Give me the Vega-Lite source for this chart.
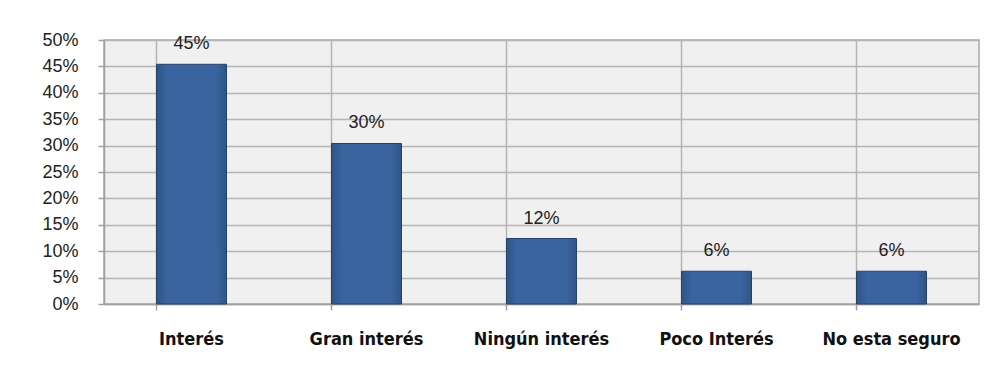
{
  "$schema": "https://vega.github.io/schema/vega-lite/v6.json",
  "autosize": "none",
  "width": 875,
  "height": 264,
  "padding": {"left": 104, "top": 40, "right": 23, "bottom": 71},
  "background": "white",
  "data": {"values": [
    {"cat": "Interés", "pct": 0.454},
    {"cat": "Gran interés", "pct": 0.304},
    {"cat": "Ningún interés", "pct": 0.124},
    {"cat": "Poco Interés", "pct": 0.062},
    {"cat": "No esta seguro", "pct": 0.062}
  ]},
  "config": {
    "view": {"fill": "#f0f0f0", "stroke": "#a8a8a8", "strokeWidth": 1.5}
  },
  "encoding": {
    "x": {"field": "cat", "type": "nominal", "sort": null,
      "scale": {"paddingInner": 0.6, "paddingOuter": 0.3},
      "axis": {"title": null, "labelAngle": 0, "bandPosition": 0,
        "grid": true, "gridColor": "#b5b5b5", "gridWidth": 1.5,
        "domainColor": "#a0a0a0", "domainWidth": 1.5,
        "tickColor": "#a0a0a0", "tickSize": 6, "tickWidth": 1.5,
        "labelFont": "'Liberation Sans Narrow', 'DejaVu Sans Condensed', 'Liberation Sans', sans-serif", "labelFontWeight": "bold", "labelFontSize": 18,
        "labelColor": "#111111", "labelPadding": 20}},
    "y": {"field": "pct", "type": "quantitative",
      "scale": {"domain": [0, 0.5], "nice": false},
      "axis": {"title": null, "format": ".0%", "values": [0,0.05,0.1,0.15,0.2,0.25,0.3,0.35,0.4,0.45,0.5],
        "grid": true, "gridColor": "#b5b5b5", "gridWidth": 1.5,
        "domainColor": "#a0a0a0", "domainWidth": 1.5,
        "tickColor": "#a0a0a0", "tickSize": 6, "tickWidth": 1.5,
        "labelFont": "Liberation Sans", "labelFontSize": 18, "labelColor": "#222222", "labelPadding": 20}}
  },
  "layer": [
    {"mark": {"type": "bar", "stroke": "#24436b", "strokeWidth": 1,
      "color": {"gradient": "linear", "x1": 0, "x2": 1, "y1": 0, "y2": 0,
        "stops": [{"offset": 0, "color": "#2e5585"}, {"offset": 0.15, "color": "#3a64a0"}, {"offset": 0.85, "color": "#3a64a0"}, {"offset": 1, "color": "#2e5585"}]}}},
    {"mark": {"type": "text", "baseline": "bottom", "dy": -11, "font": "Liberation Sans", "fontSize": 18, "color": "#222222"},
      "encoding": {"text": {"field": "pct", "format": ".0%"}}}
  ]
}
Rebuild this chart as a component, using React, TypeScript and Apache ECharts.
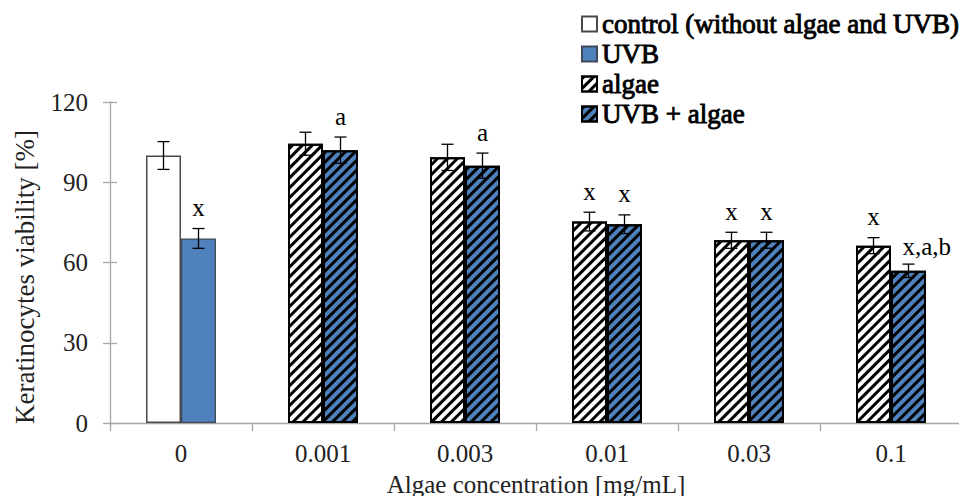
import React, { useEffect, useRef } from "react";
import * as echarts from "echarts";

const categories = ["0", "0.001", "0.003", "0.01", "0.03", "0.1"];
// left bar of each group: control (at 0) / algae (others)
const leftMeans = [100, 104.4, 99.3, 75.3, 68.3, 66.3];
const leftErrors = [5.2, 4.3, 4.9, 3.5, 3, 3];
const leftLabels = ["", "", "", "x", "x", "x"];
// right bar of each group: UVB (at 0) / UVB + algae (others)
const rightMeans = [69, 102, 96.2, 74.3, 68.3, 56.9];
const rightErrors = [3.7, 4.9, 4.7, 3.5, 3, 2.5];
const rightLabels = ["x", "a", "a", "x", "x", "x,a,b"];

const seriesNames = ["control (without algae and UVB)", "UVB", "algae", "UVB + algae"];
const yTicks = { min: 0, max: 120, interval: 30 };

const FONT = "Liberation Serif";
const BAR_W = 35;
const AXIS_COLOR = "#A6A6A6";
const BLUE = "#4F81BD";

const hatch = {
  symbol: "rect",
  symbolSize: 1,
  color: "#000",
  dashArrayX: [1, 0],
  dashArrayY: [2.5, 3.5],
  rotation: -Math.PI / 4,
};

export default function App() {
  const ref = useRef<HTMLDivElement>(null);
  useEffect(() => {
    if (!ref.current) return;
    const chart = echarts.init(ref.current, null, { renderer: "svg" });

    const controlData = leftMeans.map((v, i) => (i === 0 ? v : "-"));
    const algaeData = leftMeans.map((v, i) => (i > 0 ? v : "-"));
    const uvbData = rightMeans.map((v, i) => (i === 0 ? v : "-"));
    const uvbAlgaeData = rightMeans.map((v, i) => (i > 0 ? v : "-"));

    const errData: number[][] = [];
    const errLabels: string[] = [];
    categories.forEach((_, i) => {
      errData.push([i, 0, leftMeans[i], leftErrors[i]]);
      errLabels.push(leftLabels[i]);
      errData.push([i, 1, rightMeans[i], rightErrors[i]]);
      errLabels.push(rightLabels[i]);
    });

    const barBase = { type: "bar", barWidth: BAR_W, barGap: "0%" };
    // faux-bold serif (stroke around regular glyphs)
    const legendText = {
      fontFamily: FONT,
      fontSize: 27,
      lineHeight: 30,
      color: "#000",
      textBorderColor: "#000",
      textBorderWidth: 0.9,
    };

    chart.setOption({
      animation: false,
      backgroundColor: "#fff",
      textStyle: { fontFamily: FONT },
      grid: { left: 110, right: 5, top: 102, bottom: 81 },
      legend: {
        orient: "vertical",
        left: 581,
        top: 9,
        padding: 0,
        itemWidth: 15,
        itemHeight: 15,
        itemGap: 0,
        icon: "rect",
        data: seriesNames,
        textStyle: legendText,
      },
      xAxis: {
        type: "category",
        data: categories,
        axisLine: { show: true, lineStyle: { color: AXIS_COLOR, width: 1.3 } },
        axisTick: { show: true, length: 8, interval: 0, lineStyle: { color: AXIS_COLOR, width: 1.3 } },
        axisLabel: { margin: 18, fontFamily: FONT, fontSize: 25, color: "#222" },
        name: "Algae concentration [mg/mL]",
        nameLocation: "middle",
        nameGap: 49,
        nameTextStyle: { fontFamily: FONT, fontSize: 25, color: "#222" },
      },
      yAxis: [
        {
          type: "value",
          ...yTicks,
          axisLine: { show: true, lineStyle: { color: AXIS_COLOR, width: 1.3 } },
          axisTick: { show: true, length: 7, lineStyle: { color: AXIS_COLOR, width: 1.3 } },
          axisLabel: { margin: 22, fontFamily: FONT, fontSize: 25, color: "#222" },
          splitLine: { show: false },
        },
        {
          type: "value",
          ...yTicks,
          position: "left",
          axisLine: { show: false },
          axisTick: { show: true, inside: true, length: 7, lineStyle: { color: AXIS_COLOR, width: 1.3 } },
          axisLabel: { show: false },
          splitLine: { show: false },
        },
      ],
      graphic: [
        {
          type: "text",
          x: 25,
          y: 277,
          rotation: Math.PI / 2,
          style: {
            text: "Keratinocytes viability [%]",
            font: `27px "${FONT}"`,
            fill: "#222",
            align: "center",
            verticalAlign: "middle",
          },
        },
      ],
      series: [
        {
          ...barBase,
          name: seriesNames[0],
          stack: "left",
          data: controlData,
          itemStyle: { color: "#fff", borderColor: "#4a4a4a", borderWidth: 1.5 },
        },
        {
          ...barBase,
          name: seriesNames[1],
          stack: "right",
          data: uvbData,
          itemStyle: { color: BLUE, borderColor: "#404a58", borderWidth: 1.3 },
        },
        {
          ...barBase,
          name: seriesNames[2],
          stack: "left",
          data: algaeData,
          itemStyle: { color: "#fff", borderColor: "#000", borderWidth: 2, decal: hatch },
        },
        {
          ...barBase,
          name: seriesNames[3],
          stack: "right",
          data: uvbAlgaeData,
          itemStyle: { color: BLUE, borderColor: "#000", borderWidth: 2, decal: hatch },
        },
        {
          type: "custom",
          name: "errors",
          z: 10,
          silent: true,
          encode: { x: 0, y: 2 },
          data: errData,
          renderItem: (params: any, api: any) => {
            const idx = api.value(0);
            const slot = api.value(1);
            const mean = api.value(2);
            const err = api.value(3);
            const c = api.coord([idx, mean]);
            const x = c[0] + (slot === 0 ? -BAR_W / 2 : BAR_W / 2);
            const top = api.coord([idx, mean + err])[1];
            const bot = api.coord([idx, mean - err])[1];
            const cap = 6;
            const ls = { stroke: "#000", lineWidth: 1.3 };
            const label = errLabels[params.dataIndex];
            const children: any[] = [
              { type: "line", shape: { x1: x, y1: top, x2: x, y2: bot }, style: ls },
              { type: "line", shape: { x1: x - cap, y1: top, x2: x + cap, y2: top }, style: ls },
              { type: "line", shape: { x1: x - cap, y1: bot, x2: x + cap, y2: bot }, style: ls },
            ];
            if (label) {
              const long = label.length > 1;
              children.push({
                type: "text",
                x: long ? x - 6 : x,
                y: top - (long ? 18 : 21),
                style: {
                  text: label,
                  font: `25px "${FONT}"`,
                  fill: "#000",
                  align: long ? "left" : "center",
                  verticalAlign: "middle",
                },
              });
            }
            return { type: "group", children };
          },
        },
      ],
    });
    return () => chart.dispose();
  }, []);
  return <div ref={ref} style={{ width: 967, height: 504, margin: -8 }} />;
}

**Problem:**
Give only the lines from the one with "Rebuild this chart" to the one with "import * as", both included, again and exactly; leave the images out.

**Output of the exercise:**
Rebuild this chart as a component, using React, TypeScript and Apache ECharts.
import React, { useEffect, useRef } from "react";
import * as echarts from "echarts";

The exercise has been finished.